→ Task brief: Leave the pictures out and copy exactly the lines from the line containing "Output the LaTeX" to the line containing "(sassoc) at (427,376)", both lines included.

→ Data for the task:
——————
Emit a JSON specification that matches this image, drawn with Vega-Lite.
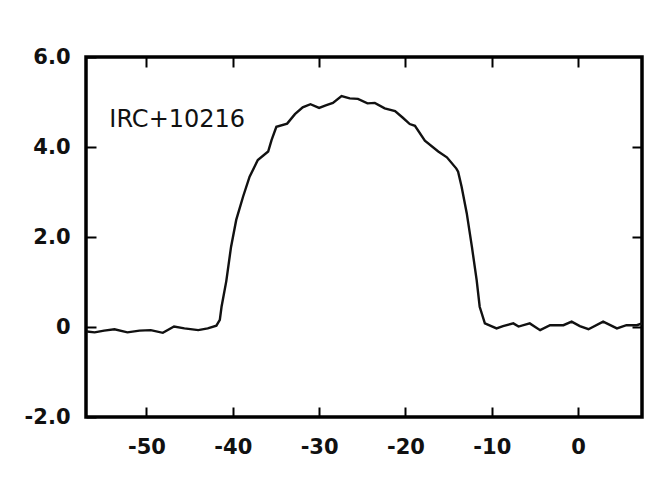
{
  "$schema": "https://vega.github.io/schema/vega-lite/v6.json",
  "width": 556,
  "height": 360,
  "autosize": {"type": "none"},
  "padding": {"left": 86, "top": 57, "right": 8, "bottom": 70},
  "background": "white",
  "config": {
    "view": {"stroke": "black", "strokeWidth": 3.5},
    "font": "DejaVu Sans"
  },
  "datasets": {
    "spectrum": [
      {"v": -56.9, "t": -0.10}, {"v": -56.0, "t": -0.12}, {"v": -54.9, "t": -0.08}, {"v": -53.7, "t": -0.05},
      {"v": -52.2, "t": -0.12}, {"v": -50.8, "t": -0.08}, {"v": -49.5, "t": -0.07}, {"v": -48.1, "t": -0.13},
      {"v": -46.8, "t": 0.01}, {"v": -45.6, "t": -0.03}, {"v": -44.0, "t": -0.07}, {"v": -42.9, "t": -0.03},
      {"v": -41.9, "t": 0.03}, {"v": -41.5, "t": 0.16}, {"v": -41.3, "t": 0.45}, {"v": -40.75, "t": 1.02},
      {"v": -40.2, "t": 1.78}, {"v": -39.6, "t": 2.38}, {"v": -38.8, "t": 2.90}, {"v": -38.05, "t": 3.34},
      {"v": -37.1, "t": 3.71}, {"v": -35.9, "t": 3.90}, {"v": -35.5, "t": 4.16}, {"v": -34.95, "t": 4.45},
      {"v": -33.7, "t": 4.52}, {"v": -32.8, "t": 4.73}, {"v": -31.9, "t": 4.88}, {"v": -31.0, "t": 4.95},
      {"v": -30.0, "t": 4.87}, {"v": -29.15, "t": 4.93}, {"v": -28.4, "t": 4.98}, {"v": -27.4, "t": 5.13},
      {"v": -26.45, "t": 5.08}, {"v": -25.5, "t": 5.07}, {"v": -24.4, "t": 4.97}, {"v": -23.55, "t": 4.98},
      {"v": -22.4, "t": 4.86}, {"v": -21.2, "t": 4.80}, {"v": -20.3, "t": 4.65}, {"v": -19.5, "t": 4.51},
      {"v": -18.9, "t": 4.47}, {"v": -17.75, "t": 4.14}, {"v": -16.2, "t": 3.90}, {"v": -15.2, "t": 3.77},
      {"v": -14.1, "t": 3.52}, {"v": -13.9, "t": 3.45}, {"v": -13.5, "t": 3.12}, {"v": -12.9, "t": 2.53},
      {"v": -12.3, "t": 1.78}, {"v": -11.75, "t": 1.04}, {"v": -11.4, "t": 0.45}, {"v": -10.8, "t": 0.08},
      {"v": -9.45, "t": -0.03}, {"v": -8.7, "t": 0.02}, {"v": -7.5, "t": 0.08}, {"v": -6.9, "t": 0.01},
      {"v": -5.6, "t": 0.08}, {"v": -4.4, "t": -0.07}, {"v": -3.25, "t": 0.04}, {"v": -1.7, "t": 0.04},
      {"v": -0.75, "t": 0.12}, {"v": 0.2, "t": 0.02}, {"v": 1.2, "t": -0.05}, {"v": 2.9, "t": 0.12},
      {"v": 4.5, "t": -0.03}, {"v": 5.6, "t": 0.04}, {"v": 6.8, "t": 0.04}, {"v": 7.4, "t": 0.08}
    ],
    "label": [{"v": -54.3, "t": 4.6, "text": "IRC+10216"}]
  },
  "resolve": {"axis": {"x": "independent", "y": "independent"}},
  "layer": [
    {
      "data": {"name": "spectrum"},
      "mark": {"type": "line", "color": "#111111", "strokeWidth": 2.4, "clip": true},
      "encoding": {
        "x": {
          "field": "v", "type": "quantitative",
          "scale": {"domain": [-57, 7.4], "nice": false, "zero": false},
          "axis": {
            "orient": "bottom", "title": null, "values": [-50, -40, -30, -20, -10, 0],
            "grid": false, "domain": false, "offset": -10,
            "ticks": true, "tickSize": 10, "tickWidth": 2, "tickColor": "black",
            "labelExpr": "datum.value + ''",
            "labelFontSize": 21, "labelFontWeight": "bold", "labelColor": "#111111",
            "labelPadding": 19, "labelFlush": false
          }
        },
        "y": {
          "field": "t", "type": "quantitative",
          "scale": {"domain": [-2, 6], "nice": false, "zero": false},
          "axis": {
            "orient": "left", "title": null, "values": [-2, 0, 2, 4, 6],
            "grid": false, "domain": false, "offset": -10,
            "ticks": true, "tickSize": 10, "tickWidth": 2, "tickColor": "black",
            "labelExpr": "datum.value == 0 ? '0' : (datum.value < 0 ? '-' : '') + abs(datum.value) + '.0'",
            "labelFontSize": 21, "labelFontWeight": "bold", "labelColor": "#111111",
            "labelPadding": 16, "labelFlush": false
          }
        }
      }
    },
    {
      "data": {"name": "label"},
      "mark": {"type": "text", "align": "left", "baseline": "middle", "fontSize": 24, "color": "#111111", "font": "DejaVu Sans"},
      "encoding": {
        "x": {
          "field": "v", "type": "quantitative",
          "axis": {
            "orient": "top", "title": null, "values": [-50, -40, -30, -20, -10, 0],
            "grid": false, "domain": false, "labels": false, "offset": -10,
            "ticks": true, "tickSize": 10, "tickWidth": 2, "tickColor": "black"
          }
        },
        "y": {
          "field": "t", "type": "quantitative",
          "axis": {
            "orient": "right", "title": null, "values": [0, 2, 4],
            "grid": false, "domain": false, "labels": false, "offset": -10,
            "ticks": true, "tickSize": 10, "tickWidth": 2, "tickColor": "black"
          }
        },
        "text": {"field": "text"}
      }
    }
  ]
}
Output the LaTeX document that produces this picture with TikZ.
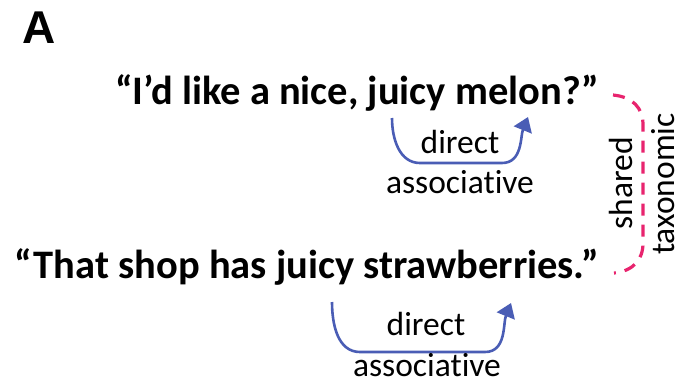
\documentclass[tikz,border=0pt]{standalone}
\usepackage{fontspec}
\setmainfont{Carlito}[RawFeature=-liga]
\newfontfamily\panelfont{Liberation Sans}
\usetikzlibrary{arrows.meta}
\definecolor{assocblue}{HTML}{4A5DB5}
\definecolor{taxopink}{HTML}{E8246E}
\tikzset{
  sentence/.style={font=\bfseries\fontsize{40.5}{40.5}\selectfont, inner sep=0pt, anchor=base},
  relation/.style={font=\fontsize{33.5}{33.5}\selectfont, inner sep=0pt, anchor=base},
  assoc/.style={draw=assocblue, line width=2.6pt, -{Triangle[length=14pt,width=19pt]}},
  taxo/.style={draw=taxopink, line width=3.2pt, dash pattern=on 12pt off 9pt},
}
\begin{document}
\begin{tikzpicture}[x=1pt,y=-1pt]
\useasboundingbox (0,0) rectangle (695,383);

% panel letter
\node[font=\panelfont\bfseries\fontsize{46}{46}\selectfont, inner sep=0pt, anchor=base west] (panel) at (22,43) {A};

% the two sentences
\node[sentence] (melon) at (357,104) {“I’d like a nice, juicy melon?”};
\node[sentence] (straw) at (307,278) {“That shop has juicy strawberries.”};

% direct associative link, first sentence
\coordinate (m1) at (392,118);
\coordinate (m2) at (528,117);
\draw[assoc] (m1) to[out=-90,in=180] (420,163) -- (502,163) to[out=0,in=-112] (m2);
\node[relation] (mdirect) at (460,153) {direct};
\node[relation] (massoc) at (460,193) {associative};

% direct associative link, second sentence
\coordinate (s1) at (332,302);
\coordinate (s2) at (511,303);
\draw[assoc] (s1) to[out=-90,in=180] (360,352) -- (485,352) to[out=0,in=-112] (s2);
\node[relation] (sdirect) at (426,335) {direct};
\node[relation] (sassoc) at (427,376) {associative};

% shared taxonomic bracket
\coordinate (t1) at (613,95);
\coordinate (t2) at (614,273);
\draw[taxo] (t1) .. controls (633,97) and (643,108) .. (643,125)
  -- (643,243) .. controls (643,260) and (633,271) .. (t2);
\node[relation, rotate=90, anchor=base] (shared) at (632,183) {shared};
\node[relation, rotate=90, anchor=base] (taxo) at (674,184) {taxonomic};
\end{tikzpicture}
\end{document}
——————
→ Completed task:
Output the LaTeX document that produces this picture with TikZ.
\documentclass[tikz,border=0pt]{standalone}
\usepackage{fontspec}
\setmainfont{Carlito}[RawFeature=-liga]
\newfontfamily\panelfont{Liberation Sans}
\usetikzlibrary{arrows.meta}
\definecolor{assocblue}{HTML}{4A5DB5}
\definecolor{taxopink}{HTML}{E8246E}
\tikzset{
  sentence/.style={font=\bfseries\fontsize{40.5}{40.5}\selectfont, inner sep=0pt, anchor=base},
  relation/.style={font=\fontsize{33.5}{33.5}\selectfont, inner sep=0pt, anchor=base},
  assoc/.style={draw=assocblue, line width=2.6pt, -{Triangle[length=14pt,width=19pt]}},
  taxo/.style={draw=taxopink, line width=3.2pt, dash pattern=on 12pt off 9pt},
}
\begin{document}
\begin{tikzpicture}[x=1pt,y=-1pt]
\useasboundingbox (0,0) rectangle (695,383);

% panel letter
\node[font=\panelfont\bfseries\fontsize{46}{46}\selectfont, inner sep=0pt, anchor=base west] (panel) at (22,43) {A};

% the two sentences
\node[sentence] (melon) at (357,104) {“I’d like a nice, juicy melon?”};
\node[sentence] (straw) at (307,278) {“That shop has juicy strawberries.”};

% direct associative link, first sentence
\coordinate (m1) at (392,118);
\coordinate (m2) at (528,117);
\draw[assoc] (m1) to[out=-90,in=180] (420,163) -- (502,163) to[out=0,in=-112] (m2);
\node[relation] (mdirect) at (460,153) {direct};
\node[relation] (massoc) at (460,193) {associative};

% direct associative link, second sentence
\coordinate (s1) at (332,302);
\coordinate (s2) at (511,303);
\draw[assoc] (s1) to[out=-90,in=180] (360,352) -- (485,352) to[out=0,in=-112] (s2);
\node[relation] (sdirect) at (426,335) {direct};
\node[relation] (sassoc) at (427,376) {associative};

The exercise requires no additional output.